They say every pregnancy is different, and while I may be just nearly 3 months into mine, I can tell you the differences are vast.
With Ethan, I suffered from migraines for the first 3 months of my pregnancy. It killed just about any excitement I was trying to muster up. Tylenol is like a placebo for me, and since it was all I could take, I was beyond miserable. It tainted my experience for sure.
With this pregnancy, I'm exhausted. I don't mean I've been chasing after a preschooler and working exhausted. I mean physically and mentally drained beyond a level I've ever experienced. Sometimes its all I can do to keep my eyes open. Seriously. It's a problem. After all, I do still have a job and naps aren't really accepted.
I'm bigger. I tried to hide this thing from my work people, but they were apparently all whispering behind my back about my "stomach" growth. It's a pouche. I big one. I can't fit into my clothes, yet I'm too small for my maternity clothes. Pain in the ass.

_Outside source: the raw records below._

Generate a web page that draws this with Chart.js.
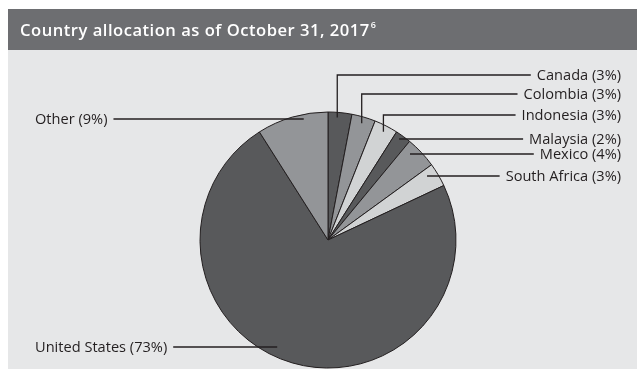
<!DOCTYPE html>
<html>
<head>
<meta charset="utf-8">
<script src="https://cdn.jsdelivr.net/npm/chart.js@4.4.0/dist/chart.umd.min.js"></script>
<style>
  html, body { margin: 0; padding: 0; background: #fff; }
  canvas { display: block; }
</style>
</head>
<body>
<canvas id="allocation" width="638" height="379"></canvas>
<script>
const countries = ['Canada', 'Colombia', 'Indonesia', 'Malaysia', 'Mexico', 'South Africa', 'United States', 'Other'];
const weights = [3, 3, 3, 2, 4, 3, 73, 9];
const shades = ['#58595b', '#939598', '#d1d3d4', '#58595b', '#939598', '#d1d3d4', '#58595b', '#939598'];

// where each callout sits: text row, side, leader style and the spot on the slice it points at
const callouts = [
  { side: 'right', y: 75,  kind: 'elbow', at: 0.40, r: 0.96 },
  { side: 'right', y: 94,  kind: 'elbow', at: 0.49, r: 0.95 },
  { side: 'right', y: 115, kind: 'elbow', at: 0.51, r: 0.95 },
  { side: 'right', y: 139, kind: 'flat',  at: 0.38 },
  { side: 'right', y: 154, kind: 'flat',  at: 0.28 },
  { side: 'right', y: 176, kind: 'flat',  at: 0.29 },
  { side: 'left',  y: 347, kind: 'flat',  at: 0.535 },
  { side: 'left',  y: 119, kind: 'flat',  at: 0.65 }
];

const INK = '#231f20';
const LABEL_FONT = '14.6px "Open Sans", sans-serif';

const panelPlugin = {
  id: 'panel',
  beforeDraw(chart) {
    const ctx = chart.ctx;
    ctx.save();
    ctx.fillStyle = '#ffffff';
    ctx.fillRect(0, 0, chart.width, chart.height);
    ctx.fillStyle = '#6d6e71';
    ctx.fillRect(8, 9, 629, 41);
    ctx.fillStyle = '#e6e7e8';
    ctx.fillRect(8, 50, 629, 319);

    ctx.fillStyle = '#ffffff';
    ctx.textBaseline = 'alphabetic';
    ctx.font = '600 16.6px "Open Sans", sans-serif';
    ctx.letterSpacing = '0.5px';
    const title = 'Country allocation as of October 31, 2017';
    ctx.fillText(title, 20, 36);
    const w = ctx.measureText(title).width;
    ctx.font = '600 9px "Open Sans", sans-serif';
    ctx.letterSpacing = '0px';
    ctx.fillText('6', 20 + w + 1, 28);
    ctx.restore();
  }
};

const calloutPlugin = {
  id: 'callouts',
  afterDraw(chart) {
    const ctx = chart.ctx;
    const arcs = chart.getDatasetMeta(0).data;
    ctx.save();
    ctx.font = LABEL_FONT;
    ctx.fillStyle = INK;
    ctx.strokeStyle = INK;
    ctx.lineWidth = 1.3;
    ctx.textBaseline = 'middle';

    callouts.forEach((c, i) => {
      const arc = arcs[i];
      const a = arc.startAngle + c.at * (arc.endAngle - arc.startAngle);
      const text = `${countries[i]} (${weights[i]}%)`;
      const tw = ctx.measureText(text).width;
      const textX = c.side === 'right' ? 621 - tw : 35;
      const lineEnd = c.side === 'right' ? textX - 6 : textX + tw + 6;

      ctx.beginPath();
      if (c.kind === 'elbow') {
        const rr = arc.outerRadius * c.r;
        const sx = arc.x + rr * Math.cos(a);
        const sy = arc.y + rr * Math.sin(a);
        ctx.moveTo(sx, sy);
        ctx.lineTo(sx, c.y);
        ctx.lineTo(lineEnd, c.y);
      } else {
        const rr = (c.y - arc.y) / Math.sin(a);
        const sx = arc.x + rr * Math.cos(a);
        ctx.moveTo(sx, c.y);
        ctx.lineTo(lineEnd, c.y);
      }
      ctx.stroke();

      ctx.textAlign = 'left';
      ctx.fillText(text, textX, c.y + 0.5);
    });
    ctx.restore();
  }
};

new Chart(document.getElementById('allocation'), {
  type: 'pie',
  data: {
    labels: countries,
    datasets: [{
      data: weights,
      backgroundColor: shades,
      borderColor: INK,
      borderWidth: 1,
      hoverOffset: 0
    }]
  },
  options: {
    responsive: false,
    animation: false,
    radius: 128,
    layout: { padding: { left: 200, right: 182, top: 112, bottom: 11 } },
    plugins: {
      legend: { display: false },
      title: { display: false },
      tooltip: { enabled: false }
    }
  },
  plugins: [panelPlugin, calloutPlugin]
});
</script>
</body>
</html>
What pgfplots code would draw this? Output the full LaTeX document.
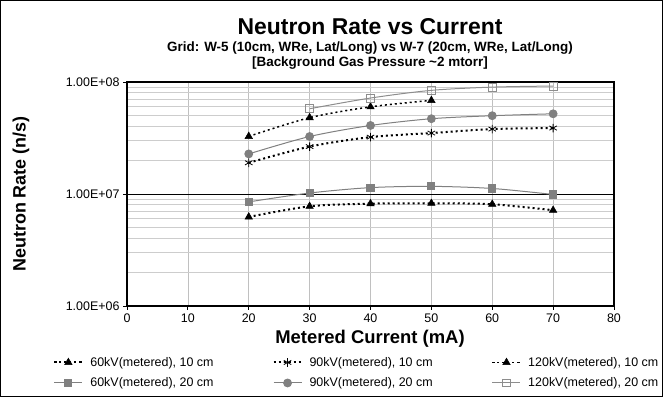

Probably the most significant difference, however, is my attitude. When I found out I was pregnant with Ethan, I felt lost. I was beside myself. I had always said that I was too selfish for children. And while we had talked about trying for a child, I wasn't all the way in it. I didn't feel ready. And since it wasn't planned, I realized quickly how much I was "giving up" for the baby. All of a sudden, I couldn't smoke. I couldn't drink. I couldn't eat or drink whatever I wanted. I had to take a pill everyday. My body had to change. And I was so incredibly jealous of my husband because he didn't have to do any of those things. It seemed so unfair.
And then there were the headaches that expounded my anger. I wanted it to be over. I wanted the baby to come out so that I could resume my life. Of course, I knew there would be changes but I had no idea how many. I could not have imagined how incredibly different my life would be after Ethan was born.
I feel bad for how selfish I felt through my first pregnancy. I feel bad because I feel like Ethan got the raw end of the deal. I was not happy when I was pregnant with him. I was angry and bitter and scared and bitchy. Don't get me wrong. I was also excited and anxious and all of those other feelings. I spent hours walking through baby stores and I never went to the grocery store without stopping in the baby aisle. I researched everything about safety and feeding and caring for a baby. I wanted to breastfeed and looked forward to it. I took childbirth classes and prenatal yoga. I was just so conflicted. Ecstatic one moment and angry the next. It was completely different than now.
With this one, I am excited. I am smiling. I am enjoying my pregnancy. I look at my belly and I can't wait to get past the awkward "is she pregnant or just gaining weight" phase. I am excited for May. I don't feel like I've lost anything. I don't feel like I was cheated. I don't feel like I'm sacrificing my life. I'm ready to prepare. I'm ready to know what it is so I can shop for it. I'm ready to set up the baby's room. Let's get on with it already!
I'm excited to see Ethan's reaction the first time he sees his little brother or sister. I'm excited to know if he'll have a brother or a sister. I love thinking about the baby growing inside me, and I'm not the least bit upset when I can't have a drink. I'm okay with it. My mindset is just different this time around. I mean, sure, we weren't planning on getting pregnant in August, but when I found out we were, I didn't cry. I wasn't scared. I was happy.
I'm sure there will be other differences along the way, but for today, that's all I've got.